Cada vez mais, para um desenvolvimento bem sucedido, a política é tão importante como a economia. A redução sustentada da pobreza exige um crescimento equilibrado, exige que os pobres tenham poder político, exige formas sólidas de governação democrática a todos os níveis da sociedade.
O problema básico de hoje em dia não é o de uma escassez material absoluta, mas sim da sua má e injusta distribuição e uso. É urgente que as sociedades sejam orientadas em direcção a um novo sistema que seja capaz de satisfazer, para todas as pessoas e para todo o mundo, os limites internos das necessidades humanas básicas. Fazendo-o atendendo à necessidade de não violar os limites externos dos recursos e do meio ambiente do planeta. As necessidades básicas dos seres humanos (alimentação, habitação, saúde, educação) têm que ser satisfeitas e qualquer processo de crescimento que as comprometa, tem que ser inflectido.
São necessários novos modos de vida balizados por padrões de consumo mais modestos, nomeadamente entre os ricos. Os governos, os agentes económicos e sociais deverão criar condições para que a globalização seja sobretudo feita com as pessoas e para as pessoas, ao invés da situação presente em que ela é sobretudo uma mais-valia para o sistema capitalista.

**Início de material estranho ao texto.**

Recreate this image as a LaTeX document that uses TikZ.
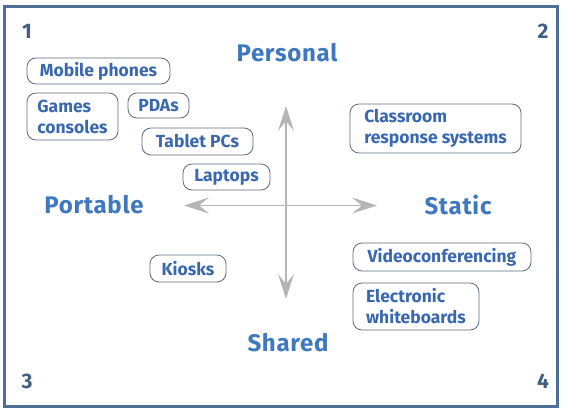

É necessário percorrer e intensificar um caminho de luta que vise a implementação de um conceito de desenvolvimento humano assente na criação de um ambiente no qual as pessoas possam desenvolver o seu pleno potencial e levar vidas produtivas e criativas, de acordo com as suas necessidades e interesses.
Entretanto, no final deste Ano Europeu da Igualdade de Oportunidades para Todos, provavelmente tudo continuará na mesma se não se adoptarem medidas que mexam nas questões de fundo: distribuição justa do rendimento, aumento dos salários reais e das pensões de reforma, políticas sociais de apoio à família, políticas activas de criação de emprego.
Precisamos de sociedades, com equidade, com inclusão, com segurança humana, com sustentabilidade, com desenvolvimento. Só assim se caminhará para sociedades mais justas e solidárias. Nós lutamos por isso!